I have an issue with numbers. They have always seemed like a foreign language to me. If I work hard and concentrate--a challenge in itself-- I can make them behave, but I don't enjoy it and it wears me out. In college, after struggling through calculus at my first school, I was delighted to discover that UW would let me use symbolic logic to fulfill a math requirement. I got to do math with words and pictures! (Yes, I was the weird kid who loved proofs in geometry class.)
I also don't like to deal with financial things. I like to spend money, and I'm happy to earn it, but I don't really like to think about it too much.
So, of course, I'm our church treasurer. And I do a good job. As long as everything goes along as expected, it's only moderately painful. A former church secretary with an accounting background set up our system, and it works very well unless something changes, but it is complicated. Because of some changes, I have run up against a convoluted accounting issue that has had me pulling out my hair. I thought that I had a solution, provided by someone else with more knowledge than I have, but that solution only twisted things up more.

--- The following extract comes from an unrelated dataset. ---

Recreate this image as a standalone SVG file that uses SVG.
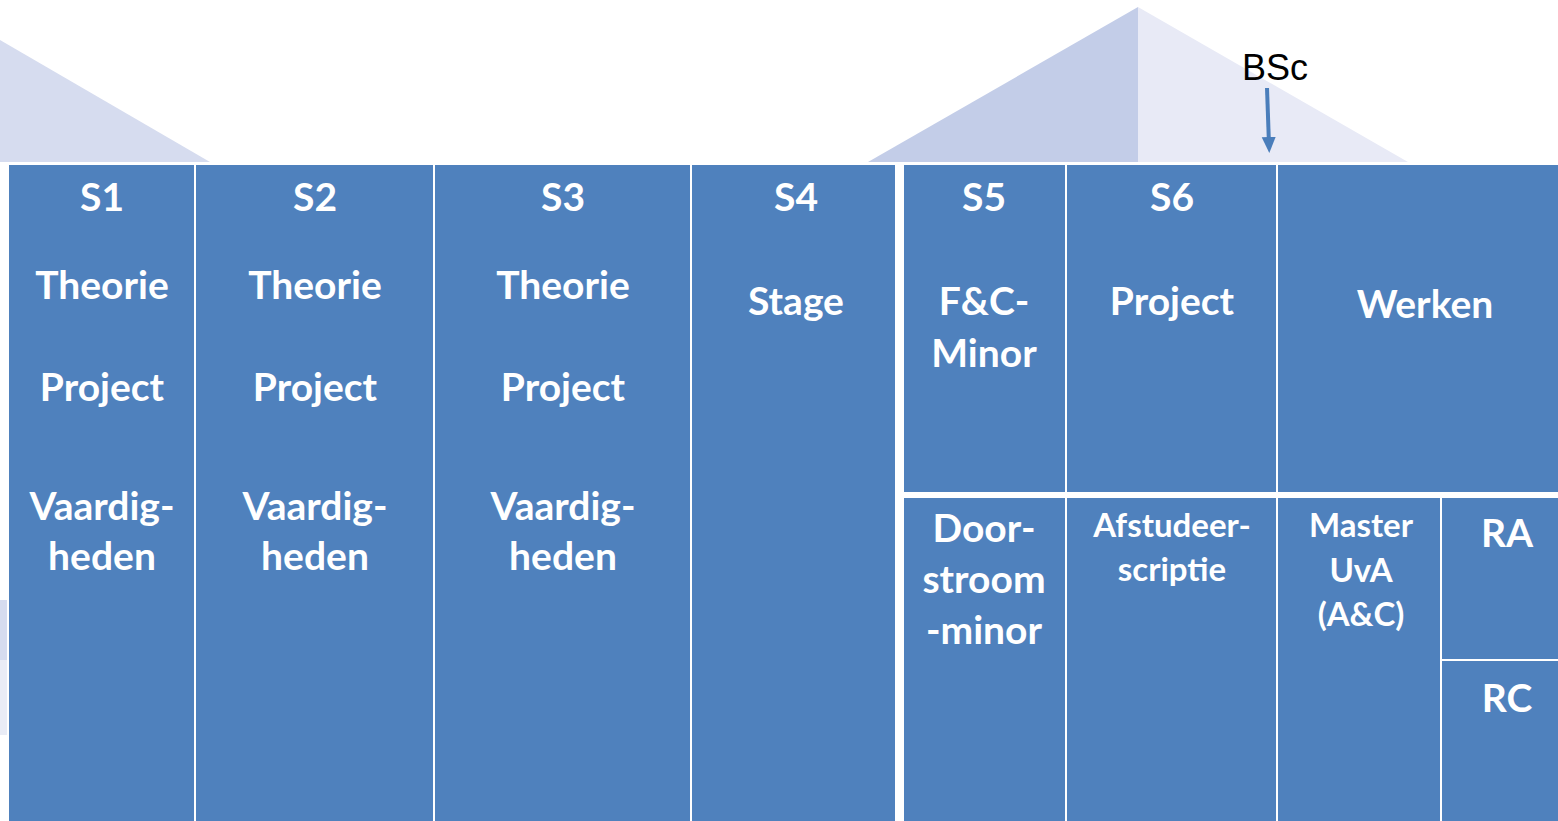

Yesterday I figured out why. And in that moment was grateful for my one semester of accounting and the fact that I understood--kind of--how different accounts work and why things were messed up. But knowing--intellectually--what the issue is and knowing how to fix it are two different things.
Last night I talked the issue through--out loud--with my mom and then with Bethany and made some headway. One idea that I came up with while I was talking to my mom is to draw some pictures, so that's today's plan. I'm going to draw a "map" of what the stupid numbers mean and I'm going to hope that it gets me to my destination.